История его рождения находит параллель в истории жизни другой деревенской женщины этого поколения, Евгении Киселевой. Киселева также не имеет претензий к советской власти. В отличие от Прокопенко, которая была учительницей, Киселева осталась малограмотной, и история ее жизни написана соответствующим языком, но и для нее ключевой момент жизни – исторический. Это рождение сына Анатолия 22 июня 1941 года («в день войны»). Киселева начинает со своей семейной ситуации: «Жили мы с мужом очень хорошо, но когда началася война в 1941 году она нас розлучила навсегда. и началися мои страдания». За этим следует страшная история бегства от наступающих немцев с голодным новорожденным, «гниющим» в мокрых пеленках. Киселева явным образом связывает авторство со страданием («если бы я когда улибнулася мне бы нечиво былоб писать я так думаю»), страдание – с разлукой с мужем, а разлуку – с войной 66 . Едва ли Киселева знала о младенце-Герцене, но ее читатель (тот, для кого тетрадки с ее неразборчивыми записями были расшифрованы и опубликованы) сумеет спроецировать эту историю на знаменитое начало «Былого и дум». Острое чувство исторической значимости своих страданий соединяет эту необразованную женщину с ее образованными современниками: и она испытывает непреодолимое желание (усиленное ее редакторами и издателями) – предать интимные подробности своей страшной жизни гласности как историческое свидетельство.
66
Козлова Н. Н., Сандомирская И. И. «Я так хочу назвать кино». С. 210, 89, 142.
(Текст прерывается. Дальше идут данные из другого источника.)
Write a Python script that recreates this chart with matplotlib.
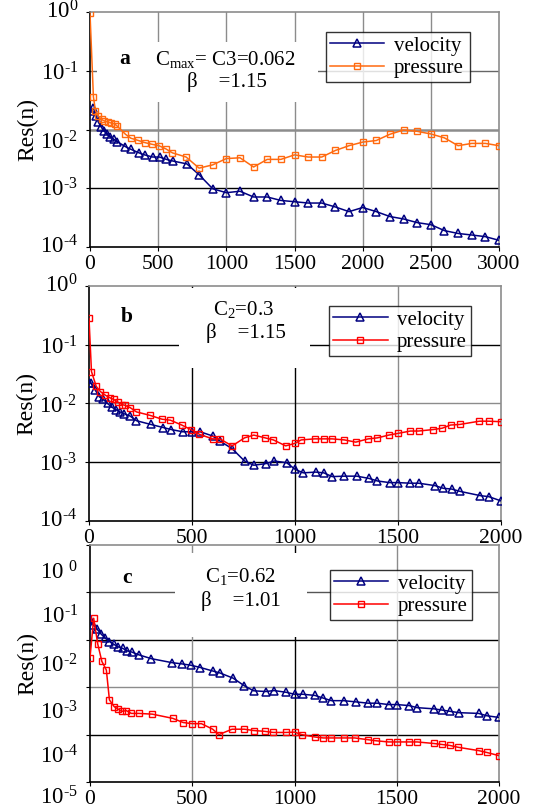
import matplotlib
matplotlib.use('Agg')
import matplotlib.pyplot as plt
import matplotlib.transforms as mtransforms
from matplotlib.patches import Rectangle

plt.rcParams['font.family'] = ['Liberation Serif', 'DejaVu Serif']
plt.rcParams['mathtext.fontset'] = 'custom'
plt.rcParams['mathtext.rm'] = 'Liberation Serif'
plt.rcParams['mathtext.it'] = 'Liberation Serif:italic'
plt.rcParams['mathtext.bf'] = 'Liberation Serif:bold'

# ---------------- data ----------------
a_vel_x = [0, 25, 45, 60, 80, 100, 125, 150, 175, 200, 260, 300, 360, 400, 460, 510, 560, 610, 710, 800,
           900, 1000, 1100, 1200, 1300, 1400, 1500, 1600, 1700, 1800, 1900, 2000, 2100, 2200, 2300, 2400,
           2500, 2600, 2700, 2800, 2900, 3000]
a_vel_y = [0.021, 0.023, 0.017, 0.0135, 0.0112, 0.0096, 0.0083, 0.0074, 0.0068, 0.0062, 0.0051, 0.0046,
           0.0040, 0.0037, 0.0034, 0.0034, 0.0031, 0.0029, 0.0026, 0.0017,
           0.00098, 0.00084, 0.00089, 0.00071, 0.00071, 0.00062, 0.00059, 0.00056, 0.00056, 0.00048,
           0.00040, 0.00047, 0.00040, 0.00033, 0.00030, 0.00026, 0.00024, 0.00019, 0.00017, 0.00016,
           0.00015, 0.00013]
a_prs_x = [0, 25, 40, 60, 85, 105, 130, 155, 180, 200, 260, 300, 355, 400, 455, 505, 555, 605, 705, 800,
           900, 1000, 1100, 1200, 1300, 1400, 1500, 1600, 1700, 1800, 1900, 2000, 2100, 2200, 2300, 2400,
           2500, 2600, 2700, 2800, 2900, 3000]
a_prs_y = [0.95, 0.036, 0.021, 0.017, 0.0148, 0.014, 0.0134, 0.0129, 0.0125, 0.0114, 0.0083, 0.0071,
           0.0065, 0.0060, 0.0056, 0.0053, 0.0047, 0.0040, 0.0034, 0.0022,
           0.0025, 0.0032, 0.0033, 0.0023, 0.0031, 0.0031, 0.0037, 0.0034, 0.0034, 0.0044, 0.0053,
           0.0061, 0.0065, 0.0083, 0.0098, 0.0093, 0.0084, 0.0072, 0.0053, 0.0058, 0.0058, 0.0053]

b_vel_x = [0, 12, 30, 50, 70, 90, 110, 130, 150, 170, 200, 230, 300, 360, 400, 455, 500, 540, 600, 635,
           695, 755, 800, 860, 900, 960, 1000, 1040, 1100, 1140, 1180, 1240, 1300, 1360, 1400, 1460,
           1500, 1560, 1600, 1680, 1720, 1760, 1800, 1900, 1940, 2000]
b_vel_y = [0.022, 0.022, 0.017, 0.013, 0.0117, 0.010, 0.0087, 0.0079, 0.0072, 0.0067, 0.0061, 0.0051,
           0.0044, 0.0039, 0.0036, 0.0033, 0.0033, 0.0033, 0.0028, 0.0023, 0.0017, 0.00105, 0.00089,
           0.00095, 0.00105, 0.00098, 0.00076, 0.00066, 0.00068, 0.00066, 0.00057, 0.00058, 0.00058,
           0.00053, 0.00048, 0.00045, 0.00045, 0.00044, 0.00044, 0.00040, 0.00036, 0.00035, 0.00032,
           0.00027, 0.00026, 0.00022]
b_prs_x = [0, 12, 35, 55, 80, 100, 120, 140, 160, 175, 200, 230, 295, 355, 395, 450, 495, 535, 600, 635,
           695, 755, 800, 855, 895, 955, 1000, 1030, 1095, 1140, 1180, 1240, 1295, 1355, 1400, 1455,
           1500, 1560, 1600, 1670, 1715, 1755, 1800, 1895, 1940, 2000]
b_prs_y = [0.28, 0.035, 0.0196, 0.016, 0.0138, 0.0126, 0.0117, 0.0106, 0.0096, 0.0093, 0.0085, 0.0072,
           0.0063, 0.0054, 0.0052, 0.0043, 0.0036, 0.0030, 0.0025, 0.0025, 0.0019, 0.0026, 0.0029,
           0.0026, 0.0024, 0.0019, 0.0021, 0.0024, 0.0025, 0.0025, 0.0025, 0.0024, 0.0022, 0.0025,
           0.0026, 0.0029, 0.0031, 0.0034, 0.0034, 0.0036, 0.0038, 0.0043, 0.0044, 0.0050, 0.0050,
           0.0049]

c_vel_x = [0, 15, 35, 55, 75, 95, 115, 135, 160, 180, 205, 240, 300, 400, 450, 495, 540, 600, 635, 700,
           755, 800, 860, 900, 960, 1000, 1040, 1100, 1140, 1180, 1240, 1300, 1360, 1405, 1460, 1500,
           1560, 1600, 1680, 1720, 1760, 1805, 1900, 1940, 2000]
c_vel_y = [0.027, 0.0207, 0.0167, 0.0131, 0.0108, 0.0092, 0.0081, 0.0072, 0.0066, 0.0059, 0.0055,
           0.0048, 0.0040, 0.0033, 0.0031, 0.0029, 0.0026, 0.0022, 0.0020, 0.00155, 0.00107, 0.00084,
           0.00081, 0.00085, 0.00078, 0.00071, 0.00071, 0.00067, 0.00059, 0.00052, 0.00052, 0.00049,
           0.00046, 0.00046, 0.00043, 0.00043, 0.00041, 0.00037, 0.00035, 0.00033, 0.00031, 0.00029,
           0.00028, 0.00025, 0.00023]
c_prs_x = [0, 18, 38, 58, 80, 95, 118, 135, 155, 178, 202, 238, 305, 405, 455, 500, 545, 600, 630, 695,
           755, 800, 855, 895, 960, 1000, 1035, 1100, 1140, 1180, 1240, 1295, 1360, 1400, 1460, 1500,
           1560, 1600, 1680, 1720, 1760, 1800, 1900, 1940, 2000]
c_prs_y = [0.0042, 0.0285, 0.0081, 0.0035, 0.0023, 0.00054, 0.00039, 0.00035, 0.00031, 0.00032,
           0.00028, 0.00028, 0.00027, 0.00022, 0.00018, 0.00017, 0.00017, 0.00013, 0.00010, 0.00013,
           0.00013, 0.000122, 0.000117, 0.000111, 0.000111, 0.000113, 0.00010, 0.000089, 0.000085,
           0.000085, 0.000085, 0.000085, 0.000078, 0.000074, 0.000070, 0.000070, 0.000070, 0.000070,
           0.000065, 0.000062, 0.000059, 0.000054, 0.000046, 0.000042, 0.000036]

series_labels = ['velocity', 'pressure']
panel_letters = ['a', 'b', 'c']
a_x_ticks = [0, 500, 1000, 1500, 2000, 2500, 3000]
bc_x_ticks = [0, 500, 1000, 1500, 2000]
ab_y_exps = [0, -1, -2, -3, -4]
c_y_exps = [0, -1, -2, -3, -4, -5]

# ---------------- figure ----------------
W, H = 533, 810
fig = plt.figure(figsize=(W / 100, H / 100), dpi=100)


def px_axes(left, top, right, bottom):
    return fig.add_axes([left / W, 1 - bottom / H, (right - left) / W, (bottom - top) / H])


NAVY = '#000080'
ORANGE = '#FF6A10'
RED = '#FF0000'
GRAY = '#8C8C8C'


def style_axes(ax, xmax, xticks, ndec, hgrid_colors, vgrid_colors, hgrid_lw=None):
    ax.set_yscale('log')
    ax.set_xlim(0, xmax)
    ax.set_ylim(10.0 ** (-ndec), 1.0)
    ax.set_xticks(xticks)
    ax.set_xticklabels([str(t) for t in xticks], fontsize=15.5)
    ax.set_yticks([10.0 ** (-k) for k in range(ndec + 1)])
    ax.yaxis.set_minor_locator(matplotlib.ticker.NullLocator())
    ax.tick_params(axis='x', direction='out', length=3, width=0.8, pad=3)
    ax.tick_params(axis='y', direction='out', length=3, width=0.8, labelleft=False)
    for i in range(1, ndec):
        lw = 1.0 if hgrid_lw is None else hgrid_lw[i - 1]
        ax.axhline(10.0 ** (-i), color=hgrid_colors[i - 1], lw=lw, zorder=1)
    for i, t in enumerate(xticks[1:-1]):
        ax.axvline(t, color=vgrid_colors[i], lw=1.0, zorder=1)
    for s in ['left', 'bottom']:
        ax.spines[s].set_color('black')
        ax.spines[s].set_linewidth(1.2)
    for s in ['top', 'right']:
        ax.spines[s].set_color(GRAY)
        ax.spines[s].set_linewidth(1.2)


def ylabels(ax, exps, offsets_px, spacer=''):
    for e, off in zip(exps, offsets_px):
        if e == 0:
            s = '10' + spacer + r'$^{0}$'
        else:
            s = '10' + r'$^{\text{-' + str(-e) + r'}}$'
        tr = mtransforms.offset_copy(ax.get_yaxis_transform(), fig=fig, x=-12 * 72 / 100,
                                     y=-off * 72 / 100, units='points')
        ax.text(0, 10.0 ** e, s, transform=tr, ha='right', va='center', fontsize=16.5)


def draw_series(ax, vx, vy, px_, py, pcolor):
    ax.plot(vx, vy, color=NAVY, lw=1.1, marker='^', ms=5.8, mfc='none', mec=NAVY, mew=1.1,
            zorder=3, label=series_labels[0])
    ax.plot(px_, py, color=pcolor, lw=1.1, marker='s', ms=4.3, mfc='none', mec=pcolor, mew=1.0,
            zorder=3, label=series_labels[1])


def legend(ax, x0, y0, x1, y1):
    leg = ax.legend(loc='center', bbox_to_anchor=(x0, y1, x1 - x0, y0 - y1), bbox_transform=ax.transAxes,
                    mode='expand', fontsize=15, frameon=True, fancybox=False, handlelength=2.6,
                    handletextpad=0.45, labelspacing=0.12, borderpad=0.2, borderaxespad=0)
    leg.get_frame().set_edgecolor('black')
    leg.get_frame().set_linewidth(1.0)
    leg.set_zorder(5)
    return leg


def text_box(ax, x, y, w, h):
    ax.add_patch(Rectangle((x, y), w, h, transform=ax.transAxes, facecolor='white',
                           edgecolor='none', zorder=1.6))


# ---- panel a ----
ax = px_axes(90, 12, 499, 247)
style_axes(ax, 3000, a_x_ticks, 4, ['#666666', GRAY, 'black'], [GRAY] * 5, [1.0, 1.8, 1.0])
ylabels(ax, ab_y_exps, [0, 3, 13, 2, 0])
text_box(ax, 0.017, 0.617, 0.54, 0.255)
draw_series(ax, a_vel_x, a_vel_y, a_prs_x, a_prs_y, ORANGE)
legend(ax, 0.577, 0.919, 0.929, 0.698)
ax.text(0.085, 0.80, panel_letters[0], transform=ax.transAxes, fontsize=15.5, fontweight='bold',
        ha='center', va='center', zorder=6)
ax.text(0.332, 0.80, r'C$_{\text{max}}$= C3=0.062', transform=ax.transAxes, fontsize=15,
        ha='center', va='center', zorder=6)
ax.text(0.335, 0.70, 'β    =1.15', transform=ax.transAxes, fontsize=15, ha='center', va='center',
        zorder=6)
ax.set_ylabel('Res(n)', fontsize=17, labelpad=34)

# ---- panel b ----
ax = px_axes(89, 286, 501, 521)
style_axes(ax, 2000, bc_x_ticks, 4, ['black', GRAY, 'black'], ['black', 'black', GRAY])
ylabels(ax, ab_y_exps, [0, 3, 3, 3, 0])
text_box(ax, 0.218, 0.651, 0.318, 0.34)
draw_series(ax, b_vel_x, b_vel_y, b_prs_x, b_prs_y, RED)
legend(ax, 0.583, 0.928, 0.927, 0.689)
ax.text(0.092, 0.868, panel_letters[1], transform=ax.transAxes, fontsize=15.5, fontweight='bold',
        ha='center', va='center', zorder=6)
ax.text(0.376, 0.898, r'C$_{2}$=0.3', transform=ax.transAxes, fontsize=15, ha='center',
        va='center', zorder=6)
ax.text(0.38, 0.80, 'β    =1.15', transform=ax.transAxes, fontsize=15, ha='center', va='center',
        zorder=6)
ax.set_ylabel('Res(n)', fontsize=17, labelpad=34)

# ---- panel c ----
ax = px_axes(90, 545, 499, 782)
style_axes(ax, 2000, bc_x_ticks, 5, ['#555555', 'black', GRAY, 'black'], [GRAY, 'black', GRAY])
ylabels(ax, c_y_exps, [28, 25, 26, 26, 22, 16], spacer=' ')
text_box(ax, 0.208, 0.612, 0.323, 0.355)
draw_series(ax, c_vel_x, c_vel_y, c_prs_x, c_prs_y, RED)
legend(ax, 0.587, 0.907, 0.934, 0.671)
ax.text(0.09, 0.86, panel_letters[2], transform=ax.transAxes, fontsize=15.5, fontweight='bold',
        ha='center', va='center', zorder=6)
ax.text(0.369, 0.865, r'C$_{1}$=0.62', transform=ax.transAxes, fontsize=15, ha='center',
        va='center', zorder=6)
ax.text(0.37, 0.764, 'β    =1.01', transform=ax.transAxes, fontsize=15, ha='center', va='center',
        zorder=6)
ax.set_ylabel('Res(n)', fontsize=17, labelpad=34)

fig.savefig('out.png', dpi=100)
Создавая образ своего «я» как прочно вписанного в историю – «я», выношенный в чреве матери-партизанки; «я», рожденный, или родившая, в день войны; «я», родившийся вне брака во время блокады и названный матерью в честь любовника, пропавшего в лагерях, – автор мемуаров заявляет о своем праве на биографию, праве на авторство. Такой мемуарист представляет свое «я» как продукт катастрофического исторического опыта.
При всем разнообразии многие дневники и мемуары, опубликованные в конце советской эпохи, согласны в оценке жизненного опыта автора, прошедшего под знаком острого недостатка, смертельной опасности и страдания. Согласие это проявляется именно в историческом обосновании своего страдания, которое мы видим в документах и интеллектуалов, и простых людей, и тех, кто настроен антисоветски, и тех, кто не предъявляет претензий к советской власти.